Этнограф Игорь Савин — о том, как рождается образ «другого», как война на Украине облегчила жизнь мигрантам из Средней Азии и почему не стоит бояться российского национализма

Этот материал вышел в номере № 9 от 30 января 2015
Читать
Этнограф Игорь Савин — о том, как рождается образ «другого», как война на Украине облегчила жизнь мигрантам из Средней Азии и почему не стоит бояться российского национализма
Изображение

Весь прошлый год сотрудники Института востоковедения РАН вместе с общественной организацией «Международное ненасилие» вели эксперимент по выстраиванию отношений между живущими рядом москвичами и приезжими из Средней Азии: дворниками, продавцами, официантами. Они устраивали для них общие встречи, ужины, посиделки в этнических кафе и обычных московских дворах, праздновали Навруз и Пасху. А параллельно изучали, как устроена ксенофобия в России, искали, что делать, чтобы всех примирить.

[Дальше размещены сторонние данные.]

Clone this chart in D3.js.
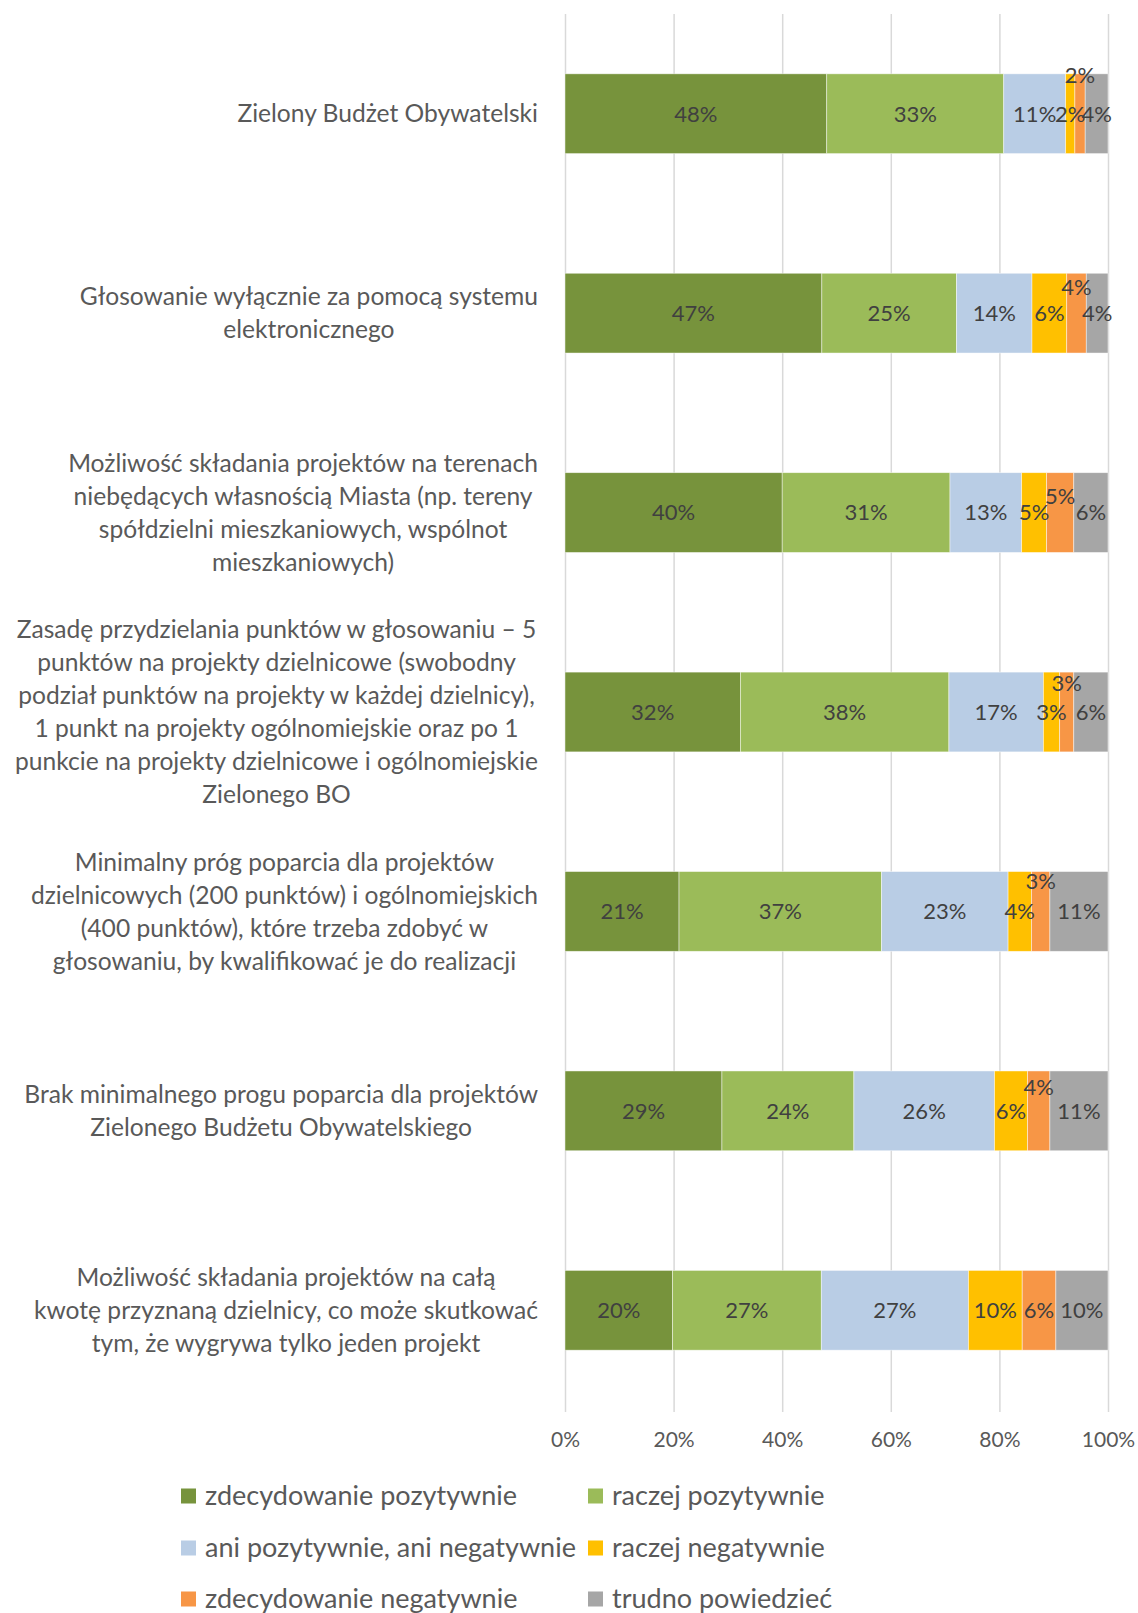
<!DOCTYPE html>
<html>
<head>
<meta charset="utf-8">
<script src="https://cdn.jsdelivr.net/npm/d3@7"></script>
<style>
  body { margin: 0; background: #fff; }
  svg { display: block; font-family: Lato, 'Open Sans', sans-serif; }
</style>
</head>
<body>
<div id="chart"></div>
<script>
// category labels, already wrapped the way the original wraps them
const categories = [
  ['Zielony Budżet Obywatelski'],
  ['Głosowanie wyłącznie za pomocą systemu', 'elektronicznego'],
  ['Możliwość składania projektów na terenach', 'niebędących własnością Miasta (np. tereny', 'spółdzielni mieszkaniowych, wspólnot', 'mieszkaniowych)'],
  ['Zasadę przydzielania punktów w głosowaniu – 5', 'punktów na projekty dzielnicowe (swobodny', 'podział punktów na projekty w każdej dzielnicy),', '1 punkt na projekty ogólnomiejskie oraz po 1', 'punkcie na projekty dzielnicowe i ogólnomiejskie', 'Zielonego BO'],
  ['Minimalny próg poparcia dla projektów', 'dzielnicowych (200 punktów) i ogólnomiejskich', '(400 punktów), które trzeba zdobyć w', 'głosowaniu, by kwalifikować je do realizacji'],
  ['Brak minimalnego progu poparcia dla projektów', 'Zielonego Budżetu Obywatelskiego'],
  ['Możliwość składania projektów na całą', 'kwotę przyznaną dzielnicy, co może skutkować', 'tym, że wygrywa tylko jeden projekt']
];

const seriesNames = [
  'zdecydowanie pozytywnie',
  'raczej pozytywnie',
  'ani pozytywnie, ani negatywnie',
  'raczej negatywnie',
  'zdecydowanie negatywnie',
  'trudno powiedzieć'
];

const zdecydowaniePozytywnie = [48.2, 47.3, 40.0, 32.3, 21.0, 28.9, 19.8];
const raczejPozytywnie       = [32.6, 24.8, 30.9, 38.4, 37.3, 24.3, 27.4];
const aniAni                 = [11.4, 13.9, 13.2, 17.4, 23.3, 25.9, 27.1];
const raczejNegatywnie       = [1.7, 6.4, 4.6, 3.0, 4.3, 6.1, 9.9];
const zdecydowanieNegatywnie = [1.9, 3.6, 5.0, 2.6, 3.4, 4.1, 6.2];
const trudnoPowiedziec       = [4.2, 4.0, 6.3, 6.3, 10.7, 10.7, 9.6];

const xTicks = [0, 20, 40, 60, 80, 100];

const colors = ['#77933C', '#9BBB59', '#B9CDE5', '#FFC000', '#F79646', '#A6A6A6'];

// the orange labels were nudged upward in the original, per row
const orangeLabelRaise = [39, 26, 16, 29, 30, 24, 0];

const seriesValues = [zdecydowaniePozytywnie, raczejPozytywnie, aniAni, raczejNegatywnie, zdecydowanieNegatywnie, trudnoPowiedziec];
const rows = categories.map((c, i) => {
  const r = { idx: i };
  seriesNames.forEach((s, j) => { r[s] = seriesValues[j][i]; });
  return r;
});

const width = 1138, height = 1613;
const plot = { left: 565, right: 1108, top: 14, bottom: 1412 };

const svg = d3.select('#chart').append('svg')
  .attr('width', width)
  .attr('height', height);

const x = d3.scaleLinear().domain([0, 100]).range([plot.left, plot.right]);
const y = d3.scaleBand()
  .domain(d3.range(categories.length))
  .range([plot.top, plot.bottom - 2])
  .paddingInner(0.6)
  .paddingOuter(0.3);

// gridlines + tick labels
const xAxis = d3.axisBottom(x)
  .tickValues(xTicks)
  .tickFormat(d => d + '%')
  .tickSize(-(plot.bottom - plot.top))
  .tickPadding(20);

const gx = svg.append('g')
  .attr('class', 'x axis')
  .attr('transform', `translate(0, ${plot.bottom})`)
  .call(xAxis);
gx.select('.domain').remove();
gx.selectAll('line').attr('stroke', '#D9D9D9').attr('stroke-width', 1.5);
gx.selectAll('text')
  .attr('fill', '#595959')
  .style('font-size', '21px')
  .style('font-family', 'Lato, sans-serif');

// bars
const stack = d3.stack().keys(seriesNames);
const layers = stack(rows);

const layer = svg.selectAll('.layer')
  .data(layers)
  .enter().append('g')
  .attr('class', 'layer')
  .attr('fill', (d, i) => colors[i]);

layer.selectAll('rect')
  .data(d => d)
  .enter().append('rect')
  .attr('x', d => x(d[0]))
  .attr('y', d => y(d.data.idx))
  .attr('width', d => x(d[1]) - x(d[0]))
  .attr('height', y.bandwidth())
  .attr('stroke', '#fff')
  .attr('stroke-opacity', 0.6)
  .attr('stroke-width', 0.75);

// data labels
layers.forEach((l, si) => {
  svg.append('g').selectAll('text')
    .data(l)
    .enter().append('text')
    .attr('x', d => (x(d[0]) + x(d[1])) / 2)
    .attr('y', d => y(d.data.idx) + y.bandwidth() / 2 - (si === 4 ? orangeLabelRaise[d.data.idx] : 0))
    .attr('dy', '0.36em')
    .attr('text-anchor', 'middle')
    .attr('fill', '#404040')
    .style('font-size', '22px')
    .text(d => Math.round(d[1] - d[0]) + '%');
});

// category labels: block right-aligned to the plot, lines centred in the block
const labelRight = 538;
const lineH = 33;
categories.forEach((lines, i) => {
  const g = svg.append('g');
  const cy = y(i) + y.bandwidth() / 2;
  const texts = g.selectAll('text')
    .data(lines)
    .enter().append('text')
    .attr('y', (d, k) => cy + (k - (lines.length - 1) / 2) * lineH)
    .attr('dy', '0.35em')
    .attr('text-anchor', 'middle')
    .attr('fill', '#595959')
    .style('font-size', '24.6px')
    .text(d => d);
  let maxW = 0;
  texts.each(function() { maxW = Math.max(maxW, this.getComputedTextLength()); });
  texts.attr('x', labelRight - maxW / 2);
});

// legend
const legendCols = [181, 588];
const legendRows = [1496, 1548, 1599];
const legend = svg.append('g').attr('class', 'legend');
seriesNames.forEach((name, i) => {
  const lx = legendCols[i % 2];
  const ly = legendRows[Math.floor(i / 2)];
  legend.append('rect')
    .attr('x', lx)
    .attr('y', ly - 7.5)
    .attr('width', 15)
    .attr('height', 15)
    .attr('fill', colors[i]);
  legend.append('text')
    .attr('x', lx + 24)
    .attr('y', ly)
    .attr('dy', '0.35em')
    .attr('fill', '#595959')
    .style('font-size', '27px')
    .text(name);
});
</script>
</body>
</html>
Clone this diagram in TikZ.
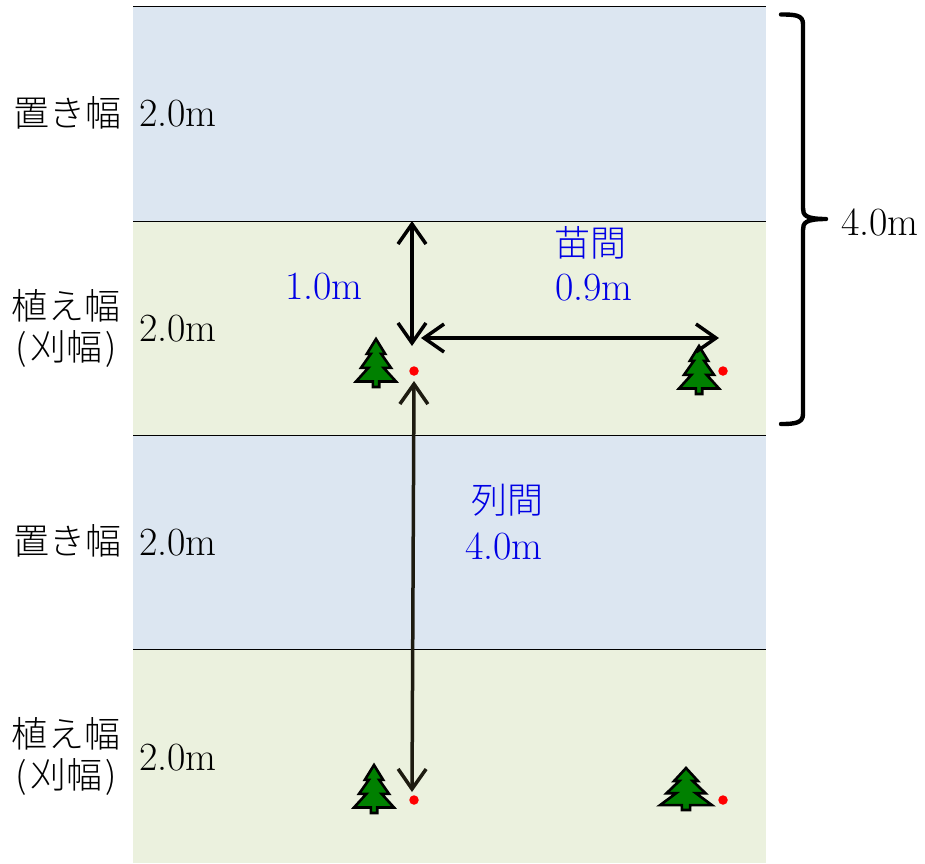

Эксперимент уже завершился, и «Новая» решила расспросить его автора, сотрудника Института востоковедения, этнографа, антрополога и специалиста по разрешению межэтнических конфликтов Игоря Савина, о том, как меняется отношение москвичей к приезжим и кого мы ненавидим больше — украинского «фашиста» или простого таджикского дворника.

— Еще летом, с началом военных действий на Украине, политологи и психологи заговорили о том, что у любого общества должен быть главный враг, «другой», с которым воюешь, на которого списываешь свои проблемы. Раньше это были условные «чеченцы», потом — условные «таджики», сейчас — «фашисты-бандеровцы». Вы много лет изучаете отношение к мигрантам и ксенофобию в российском обществе. Заметна ли вам смена объекта агрессии?

— Необходимость канализации ненависти была всегда и у всех. Разница в том, что в одних случаях государственные и общественные институты эту ненависть гасят, а в нашем случае — используют.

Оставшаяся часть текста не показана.